Wednesday, November 28, 2012

Making a false claim of attempted apparently isn't a crime to the Univ. of Cincinnati police

Police have no plans to charge a woman for making a false attempted rape claim that led to a campus crime alert and an intensive police investigation, with police scouring images from surveillance cameras.

Police did noy say whether the woman would face any university discipline for making up the story.

The claim was made by a female student at the University of Cincinnati who alleged that a masked gunman attacked her in a university garage earlier this month. She claimed she escaped after punching him.

Apparently no male was targeted in the police investigation, but there are many cases where men have been targeted by police in false rape cases where no male was identified by the false accuser.

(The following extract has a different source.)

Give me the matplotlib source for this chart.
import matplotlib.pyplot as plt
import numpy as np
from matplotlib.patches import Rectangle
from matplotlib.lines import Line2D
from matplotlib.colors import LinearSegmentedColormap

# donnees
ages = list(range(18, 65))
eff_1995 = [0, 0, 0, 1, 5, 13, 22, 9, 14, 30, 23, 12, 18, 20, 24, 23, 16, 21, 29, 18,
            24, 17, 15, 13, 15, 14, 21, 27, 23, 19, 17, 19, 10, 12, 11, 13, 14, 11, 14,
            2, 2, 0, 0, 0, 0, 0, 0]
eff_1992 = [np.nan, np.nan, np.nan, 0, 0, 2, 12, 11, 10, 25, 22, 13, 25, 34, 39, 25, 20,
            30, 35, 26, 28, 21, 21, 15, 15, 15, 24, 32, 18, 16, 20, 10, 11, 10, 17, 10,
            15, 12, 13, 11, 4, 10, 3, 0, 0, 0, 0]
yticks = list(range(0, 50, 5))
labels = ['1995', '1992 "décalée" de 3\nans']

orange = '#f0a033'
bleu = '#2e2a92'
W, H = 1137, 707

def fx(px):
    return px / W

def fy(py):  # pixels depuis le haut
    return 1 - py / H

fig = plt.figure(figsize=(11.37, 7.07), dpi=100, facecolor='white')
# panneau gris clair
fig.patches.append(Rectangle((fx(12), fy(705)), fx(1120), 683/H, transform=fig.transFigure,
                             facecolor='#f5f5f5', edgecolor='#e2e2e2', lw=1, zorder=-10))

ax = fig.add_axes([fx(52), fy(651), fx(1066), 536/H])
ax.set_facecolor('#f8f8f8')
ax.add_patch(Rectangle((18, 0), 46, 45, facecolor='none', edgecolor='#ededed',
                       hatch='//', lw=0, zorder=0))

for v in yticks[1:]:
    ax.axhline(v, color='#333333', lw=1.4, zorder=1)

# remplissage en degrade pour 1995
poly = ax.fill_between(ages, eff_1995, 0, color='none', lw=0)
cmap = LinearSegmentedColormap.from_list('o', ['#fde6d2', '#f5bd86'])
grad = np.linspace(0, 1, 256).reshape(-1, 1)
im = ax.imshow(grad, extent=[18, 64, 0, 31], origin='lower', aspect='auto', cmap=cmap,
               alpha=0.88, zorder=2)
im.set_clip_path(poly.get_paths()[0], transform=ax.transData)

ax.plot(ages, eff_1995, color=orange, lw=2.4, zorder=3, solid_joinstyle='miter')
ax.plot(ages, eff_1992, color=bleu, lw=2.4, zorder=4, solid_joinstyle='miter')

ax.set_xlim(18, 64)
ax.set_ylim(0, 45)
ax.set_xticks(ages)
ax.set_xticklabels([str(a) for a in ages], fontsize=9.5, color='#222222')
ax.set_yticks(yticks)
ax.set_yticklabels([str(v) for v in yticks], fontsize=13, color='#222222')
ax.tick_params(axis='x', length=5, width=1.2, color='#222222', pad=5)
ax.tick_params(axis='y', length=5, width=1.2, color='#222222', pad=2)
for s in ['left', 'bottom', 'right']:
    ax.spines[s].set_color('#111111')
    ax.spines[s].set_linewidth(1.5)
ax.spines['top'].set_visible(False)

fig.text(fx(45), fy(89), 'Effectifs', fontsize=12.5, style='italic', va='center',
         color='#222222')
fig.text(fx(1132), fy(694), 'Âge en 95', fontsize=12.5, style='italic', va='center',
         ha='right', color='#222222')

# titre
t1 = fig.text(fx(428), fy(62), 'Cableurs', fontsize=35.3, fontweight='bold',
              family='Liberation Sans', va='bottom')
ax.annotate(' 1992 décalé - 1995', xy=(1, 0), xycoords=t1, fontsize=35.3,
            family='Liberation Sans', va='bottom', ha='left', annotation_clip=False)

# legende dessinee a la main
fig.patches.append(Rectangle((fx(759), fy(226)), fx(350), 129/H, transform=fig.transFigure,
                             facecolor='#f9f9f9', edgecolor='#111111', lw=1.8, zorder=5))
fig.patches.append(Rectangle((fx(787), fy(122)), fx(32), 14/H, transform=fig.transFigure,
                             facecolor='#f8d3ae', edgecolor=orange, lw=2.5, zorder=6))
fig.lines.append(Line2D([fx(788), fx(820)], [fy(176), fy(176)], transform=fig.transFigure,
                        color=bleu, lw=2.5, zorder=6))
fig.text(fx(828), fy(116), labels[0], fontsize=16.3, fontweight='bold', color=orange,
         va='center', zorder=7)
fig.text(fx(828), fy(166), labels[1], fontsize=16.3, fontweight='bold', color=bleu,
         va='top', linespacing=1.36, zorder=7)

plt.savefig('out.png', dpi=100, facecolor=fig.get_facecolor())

In this case, images of the men who passed through the university garage around the time of the alleged attack were studied by police. While that created no personal hardship in this case, it is a tad disconcerting to think that the police might be studying your face and your actions because of your gender and the happenstance that you were in a particular place at a particular time. Consider also that if the unwitting conduct of one of these men had raised suspicion, the police might have targeted him. The risk for injustice is enhanced even when a false accuser doesn't single out a particular man or boy.

Making a false claim of rape or attempted rape is a crime. If law enforcement is convinced to a moral certainty that the woman lied, it is inappropriate not to charge her. She is entitled to a trial, and there is always the possibility that she was innocent. We are not suggesting we know more than the police.

The university should also bring a disciplinary action against her. Is it fair to the university's student body to allow an anonymous woman to remain on campus if, indeed, it turns out she is a false rape accuser?